## start
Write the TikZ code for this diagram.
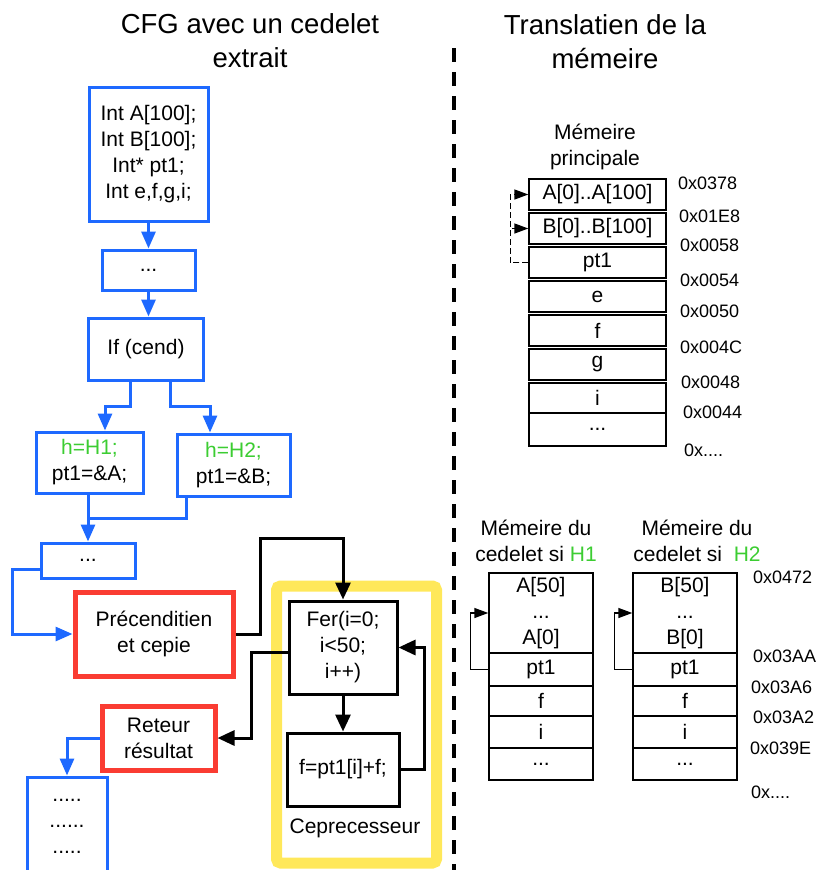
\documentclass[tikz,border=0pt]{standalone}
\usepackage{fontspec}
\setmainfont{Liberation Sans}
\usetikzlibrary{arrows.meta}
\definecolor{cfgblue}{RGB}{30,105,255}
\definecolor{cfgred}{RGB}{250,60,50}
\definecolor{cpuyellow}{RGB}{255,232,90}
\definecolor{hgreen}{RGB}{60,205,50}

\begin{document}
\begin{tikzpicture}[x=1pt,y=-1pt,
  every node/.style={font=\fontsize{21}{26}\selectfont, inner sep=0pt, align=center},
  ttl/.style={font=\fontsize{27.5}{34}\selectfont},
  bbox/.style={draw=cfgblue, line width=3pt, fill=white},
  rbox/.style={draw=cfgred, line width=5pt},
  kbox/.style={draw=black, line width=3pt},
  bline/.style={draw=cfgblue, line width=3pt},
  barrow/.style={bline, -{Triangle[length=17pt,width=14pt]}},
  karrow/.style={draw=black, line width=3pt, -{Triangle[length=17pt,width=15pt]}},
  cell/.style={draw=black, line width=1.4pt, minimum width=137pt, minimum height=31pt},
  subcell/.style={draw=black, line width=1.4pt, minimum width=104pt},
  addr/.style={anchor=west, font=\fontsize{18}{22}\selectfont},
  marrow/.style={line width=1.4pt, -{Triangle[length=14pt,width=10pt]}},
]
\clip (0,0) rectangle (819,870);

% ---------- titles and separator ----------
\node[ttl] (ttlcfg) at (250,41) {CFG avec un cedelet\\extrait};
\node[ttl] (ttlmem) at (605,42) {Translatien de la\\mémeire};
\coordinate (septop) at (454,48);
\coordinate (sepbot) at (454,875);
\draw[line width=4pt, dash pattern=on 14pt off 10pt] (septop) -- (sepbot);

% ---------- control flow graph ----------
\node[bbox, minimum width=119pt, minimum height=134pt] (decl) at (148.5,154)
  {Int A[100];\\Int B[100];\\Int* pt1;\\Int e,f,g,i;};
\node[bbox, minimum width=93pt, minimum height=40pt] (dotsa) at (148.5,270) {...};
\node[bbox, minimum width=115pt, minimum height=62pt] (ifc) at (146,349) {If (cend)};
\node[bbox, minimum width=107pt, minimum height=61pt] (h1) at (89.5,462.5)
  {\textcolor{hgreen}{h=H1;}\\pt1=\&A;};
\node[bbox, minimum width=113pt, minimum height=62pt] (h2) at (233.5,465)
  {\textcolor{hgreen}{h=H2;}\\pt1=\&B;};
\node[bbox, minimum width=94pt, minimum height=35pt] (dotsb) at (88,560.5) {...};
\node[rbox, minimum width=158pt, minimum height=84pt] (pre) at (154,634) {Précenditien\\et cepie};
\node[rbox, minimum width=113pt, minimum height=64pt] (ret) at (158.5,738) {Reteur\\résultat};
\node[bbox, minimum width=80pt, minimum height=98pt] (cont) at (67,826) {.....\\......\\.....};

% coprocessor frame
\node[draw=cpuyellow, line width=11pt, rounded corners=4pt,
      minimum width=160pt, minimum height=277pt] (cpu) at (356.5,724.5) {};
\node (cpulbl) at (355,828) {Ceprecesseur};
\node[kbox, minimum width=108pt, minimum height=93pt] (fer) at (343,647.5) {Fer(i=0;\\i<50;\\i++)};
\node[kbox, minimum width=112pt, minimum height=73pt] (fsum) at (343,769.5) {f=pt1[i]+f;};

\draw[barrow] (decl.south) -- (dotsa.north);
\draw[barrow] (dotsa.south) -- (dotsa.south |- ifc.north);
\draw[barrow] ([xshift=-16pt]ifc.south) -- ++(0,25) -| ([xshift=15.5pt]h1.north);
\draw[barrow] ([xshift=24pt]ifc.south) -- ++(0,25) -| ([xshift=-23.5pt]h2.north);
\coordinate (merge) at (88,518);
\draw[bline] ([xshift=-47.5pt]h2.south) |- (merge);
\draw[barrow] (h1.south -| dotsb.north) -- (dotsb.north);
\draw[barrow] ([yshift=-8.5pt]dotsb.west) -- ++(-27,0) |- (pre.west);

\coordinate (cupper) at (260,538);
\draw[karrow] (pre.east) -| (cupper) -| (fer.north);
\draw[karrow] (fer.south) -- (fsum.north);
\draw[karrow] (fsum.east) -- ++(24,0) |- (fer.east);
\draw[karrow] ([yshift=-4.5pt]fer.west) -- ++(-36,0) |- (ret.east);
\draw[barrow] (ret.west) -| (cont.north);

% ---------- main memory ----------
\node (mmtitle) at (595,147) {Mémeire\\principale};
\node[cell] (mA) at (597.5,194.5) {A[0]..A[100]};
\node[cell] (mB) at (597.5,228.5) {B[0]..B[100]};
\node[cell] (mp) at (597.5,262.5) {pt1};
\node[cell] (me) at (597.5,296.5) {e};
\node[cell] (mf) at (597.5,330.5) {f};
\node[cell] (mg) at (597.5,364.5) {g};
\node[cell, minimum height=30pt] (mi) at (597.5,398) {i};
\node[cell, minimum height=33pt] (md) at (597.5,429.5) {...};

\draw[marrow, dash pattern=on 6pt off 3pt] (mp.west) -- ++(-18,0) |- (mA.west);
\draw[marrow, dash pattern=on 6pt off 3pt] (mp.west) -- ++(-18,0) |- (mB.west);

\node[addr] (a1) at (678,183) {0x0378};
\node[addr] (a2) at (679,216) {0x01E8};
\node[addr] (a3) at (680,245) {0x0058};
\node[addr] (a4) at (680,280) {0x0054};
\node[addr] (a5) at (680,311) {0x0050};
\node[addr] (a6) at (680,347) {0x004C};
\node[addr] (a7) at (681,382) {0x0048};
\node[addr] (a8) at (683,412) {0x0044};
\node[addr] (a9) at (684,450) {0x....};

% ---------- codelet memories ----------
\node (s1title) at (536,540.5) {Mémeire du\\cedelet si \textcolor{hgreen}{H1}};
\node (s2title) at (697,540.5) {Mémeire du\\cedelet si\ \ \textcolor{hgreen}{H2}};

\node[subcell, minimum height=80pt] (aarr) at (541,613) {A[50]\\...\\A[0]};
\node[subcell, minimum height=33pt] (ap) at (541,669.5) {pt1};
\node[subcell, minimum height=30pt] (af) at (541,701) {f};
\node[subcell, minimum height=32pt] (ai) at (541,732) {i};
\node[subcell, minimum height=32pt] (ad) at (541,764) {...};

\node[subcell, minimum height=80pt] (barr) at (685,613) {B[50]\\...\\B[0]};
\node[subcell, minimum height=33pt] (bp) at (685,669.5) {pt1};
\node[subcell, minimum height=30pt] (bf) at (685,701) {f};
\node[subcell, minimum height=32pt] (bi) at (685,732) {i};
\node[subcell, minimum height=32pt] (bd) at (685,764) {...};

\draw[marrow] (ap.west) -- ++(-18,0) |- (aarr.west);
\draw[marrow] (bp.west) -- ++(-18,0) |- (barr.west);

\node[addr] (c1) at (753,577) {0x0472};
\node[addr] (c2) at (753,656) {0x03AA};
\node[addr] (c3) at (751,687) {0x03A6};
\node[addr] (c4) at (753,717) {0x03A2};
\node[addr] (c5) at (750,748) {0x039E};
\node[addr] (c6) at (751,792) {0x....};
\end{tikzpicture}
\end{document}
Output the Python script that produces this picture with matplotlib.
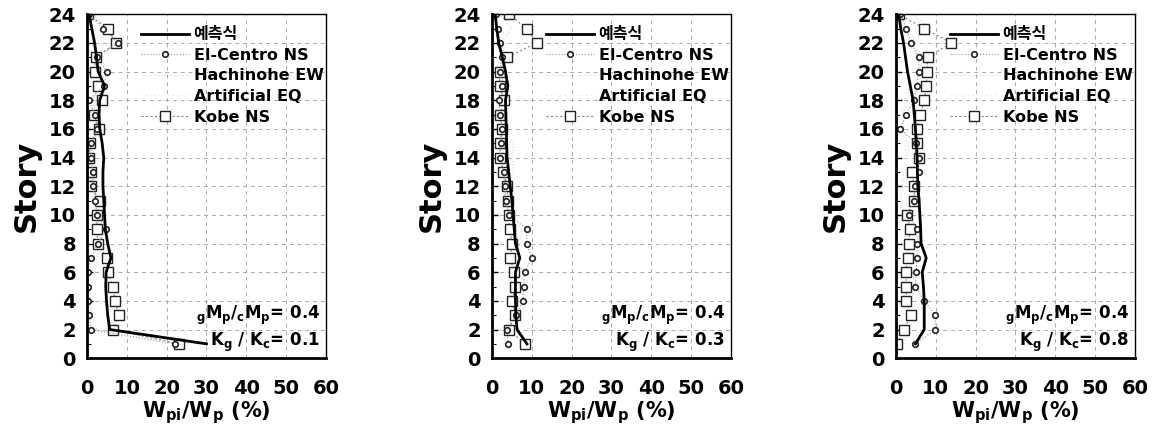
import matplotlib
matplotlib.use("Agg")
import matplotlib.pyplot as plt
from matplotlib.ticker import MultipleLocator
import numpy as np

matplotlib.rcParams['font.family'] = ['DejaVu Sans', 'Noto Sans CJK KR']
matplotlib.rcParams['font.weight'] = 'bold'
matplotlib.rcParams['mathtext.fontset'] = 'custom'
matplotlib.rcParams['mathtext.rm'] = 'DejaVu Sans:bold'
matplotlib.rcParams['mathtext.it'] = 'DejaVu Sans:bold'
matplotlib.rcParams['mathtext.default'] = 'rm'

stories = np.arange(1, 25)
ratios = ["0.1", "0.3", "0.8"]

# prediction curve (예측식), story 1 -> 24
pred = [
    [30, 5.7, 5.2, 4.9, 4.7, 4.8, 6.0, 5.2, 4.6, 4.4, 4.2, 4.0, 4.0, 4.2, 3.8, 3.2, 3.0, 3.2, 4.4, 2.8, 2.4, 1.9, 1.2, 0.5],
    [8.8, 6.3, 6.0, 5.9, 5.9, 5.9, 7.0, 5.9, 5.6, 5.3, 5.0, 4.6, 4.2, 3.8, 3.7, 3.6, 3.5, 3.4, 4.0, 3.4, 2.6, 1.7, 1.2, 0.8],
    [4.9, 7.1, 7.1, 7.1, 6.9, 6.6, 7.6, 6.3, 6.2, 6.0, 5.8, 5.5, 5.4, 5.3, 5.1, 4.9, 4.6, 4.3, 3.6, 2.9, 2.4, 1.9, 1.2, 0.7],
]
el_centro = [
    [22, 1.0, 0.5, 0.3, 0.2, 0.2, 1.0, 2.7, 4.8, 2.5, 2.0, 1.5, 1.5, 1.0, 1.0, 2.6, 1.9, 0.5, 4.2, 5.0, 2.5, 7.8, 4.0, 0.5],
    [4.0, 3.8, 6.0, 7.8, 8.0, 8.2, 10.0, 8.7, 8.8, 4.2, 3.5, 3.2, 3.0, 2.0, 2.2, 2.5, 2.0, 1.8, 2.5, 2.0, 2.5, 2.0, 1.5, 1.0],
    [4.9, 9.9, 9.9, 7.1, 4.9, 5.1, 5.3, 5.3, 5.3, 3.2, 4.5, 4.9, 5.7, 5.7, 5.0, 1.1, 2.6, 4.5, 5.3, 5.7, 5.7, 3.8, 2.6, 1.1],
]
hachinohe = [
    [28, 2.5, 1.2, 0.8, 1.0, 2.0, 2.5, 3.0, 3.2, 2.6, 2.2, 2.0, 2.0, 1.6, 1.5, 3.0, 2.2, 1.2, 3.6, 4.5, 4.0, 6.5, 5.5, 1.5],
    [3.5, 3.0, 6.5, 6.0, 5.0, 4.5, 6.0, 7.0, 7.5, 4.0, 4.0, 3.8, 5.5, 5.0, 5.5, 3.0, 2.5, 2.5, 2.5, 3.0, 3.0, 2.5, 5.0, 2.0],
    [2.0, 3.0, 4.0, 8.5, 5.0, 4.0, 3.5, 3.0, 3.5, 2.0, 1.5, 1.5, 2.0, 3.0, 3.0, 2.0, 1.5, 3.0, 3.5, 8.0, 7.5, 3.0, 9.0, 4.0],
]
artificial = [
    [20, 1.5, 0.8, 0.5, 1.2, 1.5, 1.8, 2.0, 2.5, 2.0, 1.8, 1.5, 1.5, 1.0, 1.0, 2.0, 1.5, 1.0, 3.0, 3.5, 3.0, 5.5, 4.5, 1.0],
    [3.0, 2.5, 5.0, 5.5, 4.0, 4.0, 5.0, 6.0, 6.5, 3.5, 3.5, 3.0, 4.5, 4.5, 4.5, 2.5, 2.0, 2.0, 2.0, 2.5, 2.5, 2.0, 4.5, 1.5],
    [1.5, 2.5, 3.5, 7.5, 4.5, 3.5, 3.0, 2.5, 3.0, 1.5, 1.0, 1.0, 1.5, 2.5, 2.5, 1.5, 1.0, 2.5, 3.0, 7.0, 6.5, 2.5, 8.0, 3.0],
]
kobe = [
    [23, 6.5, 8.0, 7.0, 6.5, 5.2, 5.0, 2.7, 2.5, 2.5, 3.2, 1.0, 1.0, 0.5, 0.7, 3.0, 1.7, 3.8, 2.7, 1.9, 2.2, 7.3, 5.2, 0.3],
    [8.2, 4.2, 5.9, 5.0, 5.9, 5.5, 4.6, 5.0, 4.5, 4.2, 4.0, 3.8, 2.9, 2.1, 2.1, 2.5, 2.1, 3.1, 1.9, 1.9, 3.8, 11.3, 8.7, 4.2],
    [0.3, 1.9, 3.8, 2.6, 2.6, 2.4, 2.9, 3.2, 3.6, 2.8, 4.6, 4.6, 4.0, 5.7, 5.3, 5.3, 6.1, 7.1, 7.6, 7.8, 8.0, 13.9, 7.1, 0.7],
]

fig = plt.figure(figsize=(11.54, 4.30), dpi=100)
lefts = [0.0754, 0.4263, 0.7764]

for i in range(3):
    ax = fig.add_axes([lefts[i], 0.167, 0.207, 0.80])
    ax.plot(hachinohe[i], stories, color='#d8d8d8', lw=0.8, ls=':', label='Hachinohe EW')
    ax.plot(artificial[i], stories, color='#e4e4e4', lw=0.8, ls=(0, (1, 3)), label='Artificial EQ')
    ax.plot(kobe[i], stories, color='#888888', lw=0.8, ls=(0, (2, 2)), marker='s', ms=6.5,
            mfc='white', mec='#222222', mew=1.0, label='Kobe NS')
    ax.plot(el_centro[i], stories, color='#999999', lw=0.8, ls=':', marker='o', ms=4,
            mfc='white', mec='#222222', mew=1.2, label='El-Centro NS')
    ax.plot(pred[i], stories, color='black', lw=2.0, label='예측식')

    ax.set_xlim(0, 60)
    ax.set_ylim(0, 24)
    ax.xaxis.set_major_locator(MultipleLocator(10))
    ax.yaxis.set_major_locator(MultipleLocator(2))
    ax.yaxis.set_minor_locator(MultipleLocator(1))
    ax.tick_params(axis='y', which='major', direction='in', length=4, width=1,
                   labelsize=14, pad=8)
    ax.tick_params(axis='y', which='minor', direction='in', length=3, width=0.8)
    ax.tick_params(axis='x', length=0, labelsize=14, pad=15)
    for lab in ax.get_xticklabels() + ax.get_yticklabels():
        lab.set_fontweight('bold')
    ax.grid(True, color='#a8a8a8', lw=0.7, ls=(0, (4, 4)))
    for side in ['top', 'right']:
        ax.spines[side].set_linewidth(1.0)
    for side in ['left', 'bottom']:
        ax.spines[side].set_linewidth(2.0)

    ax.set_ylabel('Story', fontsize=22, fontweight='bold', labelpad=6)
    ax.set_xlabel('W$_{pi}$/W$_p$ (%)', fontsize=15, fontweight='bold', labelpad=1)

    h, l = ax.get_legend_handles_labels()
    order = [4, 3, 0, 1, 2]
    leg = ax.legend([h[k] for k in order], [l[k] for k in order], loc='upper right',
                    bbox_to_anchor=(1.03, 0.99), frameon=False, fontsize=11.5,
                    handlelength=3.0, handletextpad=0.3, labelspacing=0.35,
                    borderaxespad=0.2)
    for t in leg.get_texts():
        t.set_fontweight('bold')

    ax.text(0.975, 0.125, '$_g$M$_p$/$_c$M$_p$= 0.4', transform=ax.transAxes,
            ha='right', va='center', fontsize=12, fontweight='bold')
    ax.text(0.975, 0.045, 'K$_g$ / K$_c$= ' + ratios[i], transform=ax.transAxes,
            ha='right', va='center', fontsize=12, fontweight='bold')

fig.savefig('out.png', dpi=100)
## end
▶ **The exercise**:
Retype the section that opens with the line holding "Output the Python" and closes with the line holding "import numpy as np", exactly as it reads, without any pictures.

▶ **Written answer**:
Output the Python script that produces this picture with matplotlib.
import matplotlib
matplotlib.use("Agg")
import matplotlib.pyplot as plt
from matplotlib.ticker import MultipleLocator
import numpy as np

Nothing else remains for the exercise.